Они добежали до дома профессора почти одновременно. У входа Мария заколебалась на секунду и попятилась. Первому полагалось войти Хари, но он, прижав руку к сердцу, не мог отдышаться и, казалось, едва держался на ногах. Сидячая работа и систематическое недосыпание привели к тому, что он совершенно ослаб. «Боцман» выглядел лучше, он не обнаруживал никаких признаков усталости, хотя был намного старше и пробежал это расстояние дважды. Однако в глазах у него стоял такой ужас, что Аввакум счел благоразумным оттащить его в сторону, и сам прошел вперед.
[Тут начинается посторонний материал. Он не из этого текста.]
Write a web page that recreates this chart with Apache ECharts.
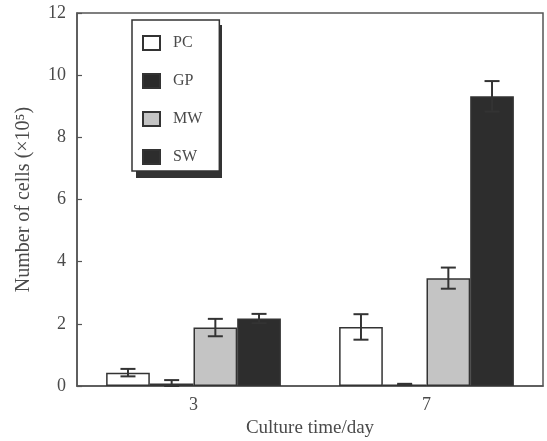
<!DOCTYPE html>
<html><head><meta charset="utf-8">
<script src="https://cdn.jsdelivr.net/npm/echarts@6/dist/echarts.min.js"></script>
<style>html,body{margin:0;padding:0;background:#fff}#c{width:547px;height:441px}</style>
</head><body><div id="c"></div>
<script>
const categories = ['3', '7'];
const seriesNames = ['PC', 'GP', 'MW', 'SW'];
const valPC = [0.43, 1.90];
const valGP = [0.08, 0.05];
const valMW = [1.88, 3.47];
const valSW = [2.17, 9.32];
const errPC = [0.12, 0.41];
const errGP = [0.11, 0.02];
const errMW = [0.28, 0.34];
const errSW = [0.15, 0.49];
const yTicks = [0, 2, 4, 6, 8, 10, 12];

const values = [valPC, valGP, valMW, valSW];
const errors = [errPC, errGP, errMW, errSW];
const fills = ['#ffffff', '#2a2a2a', '#c4c4c4', '#2d2d2d'];
const gapFrac = 0.25;
const font = '"Liberation Serif", "Times New Roman", serif';
const ink = '#4a4a4a';

const chart = echarts.init(document.getElementById('c'), null, {renderer: 'canvas'});

const barSeries = seriesNames.map((n, si) => ({
  name: n, type: 'bar', data: values[si],
  barGap: '0%', barCategoryGap: (gapFrac * 100) + '%',
  itemStyle: {color: fills[si], borderColor: '#333', borderWidth: 1.5},
  emphasis: {disabled: true}, z: 2
}));

const errSeries = seriesNames.map((n, si) => ({
  name: n + '_err', type: 'custom', z: 10,
  data: categories.map((c, i) => [i, values[si][i], errors[si][i]]),
  encode: {x: 0, y: 1},
  renderItem: function (params, api) {
    const xi = api.value(0), v = api.value(1), e = api.value(2);
    const catW = api.size([1, 0])[0];
    const barW = catW * (1 - gapFrac) / seriesNames.length;
    const base = api.coord([xi, v]);
    const cx = base[0] + (si - (seriesNames.length - 1) / 2) * barW;
    const yt = api.coord([xi, v + e])[1];
    const yb = api.coord([xi, Math.max(0, v - e)])[1];
    const cap = 7.5;
    const st = {stroke: '#333', lineWidth: 2};
    return {type: 'group', children: [
      {type: 'line', shape: {x1: cx, y1: yt, x2: cx, y2: yb}, style: st},
      {type: 'line', shape: {x1: cx - cap, y1: yt, x2: cx + cap, y2: yt}, style: st},
      {type: 'line', shape: {x1: cx - cap, y1: yb, x2: cx + cap, y2: yb}, style: st}
    ]};
  }
}));

chart.setOption({
  animation: false,
  backgroundColor: '#fff',
  textStyle: {fontFamily: font},
  grid: {left: 77, right: 4, top: 13, bottom: 55, outerBoundsMode: 'none', containLabel: false,
         show: true, borderColor: '#555', borderWidth: 1.5, backgroundColor: 'transparent'},
  graphic: [{type: 'rect', shape: {x: 136, y: 25, width: 86, height: 153}, style: {fill: '#333'}, z: 50}],
  legend: {
    data: seriesNames, orient: 'vertical', left: 132, top: 20,
    itemWidth: 17, itemHeight: 14, itemGap: 22,
    padding: [15, 17, 6, 10],
    backgroundColor: '#fff', borderColor: '#333', borderWidth: 1.5,
    textStyle: {fontFamily: font, fontSize: 16, color: ink, padding: [0, 0, 0, 8]},
    icon: 'rect', selectedMode: false, z: 60
  },
  xAxis: {
    type: 'category', data: categories,
    name: 'Culture time/day', nameLocation: 'middle', nameGap: 32,
    nameTextStyle: {fontFamily: font, fontSize: 19, color: ink},
    axisLine: {lineStyle: {color: '#555', width: 1.5}},
    axisTick: {inside: true, length: 5, lineStyle: {color: '#555', width: 1.2}},
    axisLabel: {fontFamily: font, fontSize: 18, color: ink, margin: 10}
  },
  yAxis: {
    type: 'value', min: yTicks[0], max: yTicks[yTicks.length - 1], interval: yTicks[1] - yTicks[0],
    name: 'Number of cells (×10⁵)', nameLocation: 'middle', nameGap: 43,
    nameTextStyle: {fontFamily: font, fontSize: 20, color: ink},
    axisLine: {show: true, lineStyle: {color: '#555', width: 1.5}},
    axisTick: {show: true, inside: true, length: 5, lineStyle: {color: '#555', width: 1.2}},
    axisLabel: {fontFamily: font, fontSize: 18, color: ink, margin: 11},
    splitLine: {show: false}
  },
  series: barSeries.concat(errSeries)
});
</script></body></html>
Дверь кабинета была раскрыта настежь. Большой абажур отбрасывал на порог эллипсовидное зеленое пятно. Профессор сидел, как обычно, в своем чудо-кресле, маленький, сгорбившийся, ужасно худой, с трагически смиренным видом. Только руки его безжизненно повисли, как будто отделились от плеч, а голова опустилась вперед. Верхний шейный позвонок, выпятившись, сильно натягивал кожу на затылке, и в этом месте его тонкая, как у ребенка, шея, казалась переломленной; неестественно выпученные остекленевшие глаза обнажали белок и смотрели сердито, даже злобно. Верхняя часть тела не рухнула на стол только потому, что подлокотники кресла спереди были соединены широким ремнем. Лишенный возможности опираться на свои неподвижные ноги, профессор опоясывался этим ремнем, как это делают летчики, перед тем как выполнять фигуры высшего пилотажа или переходить в штопор.

Увидев безжизненное тело профессора через плечи Аввакума и Хари, Мария громко вскрикнула, подалась назад и зашаталась. Аввакум велел «боцману» увести ее на кухню и дать ей воды. А сам, подойдя ближе к профессору, взял его за правую руку — пульса не было. Пока он держал руку профессора, в прихожей послышались голоса и по плюшевой дорожке деревянной лестницы стали с глухим стуком приближаться чьи-то шаги. Аввакум обернулся и — еще одна неожиданность — встретился с дружеским взглядом лейтенанта Петрова.

Но, как это ни странно, лейтенант не выразил ни малейшего удивления.

— Мертв? — тихо спросил он. Аввакум кивнул.

— Из дома никому не выходить! — бросил лейтенант в раскрытую дверь.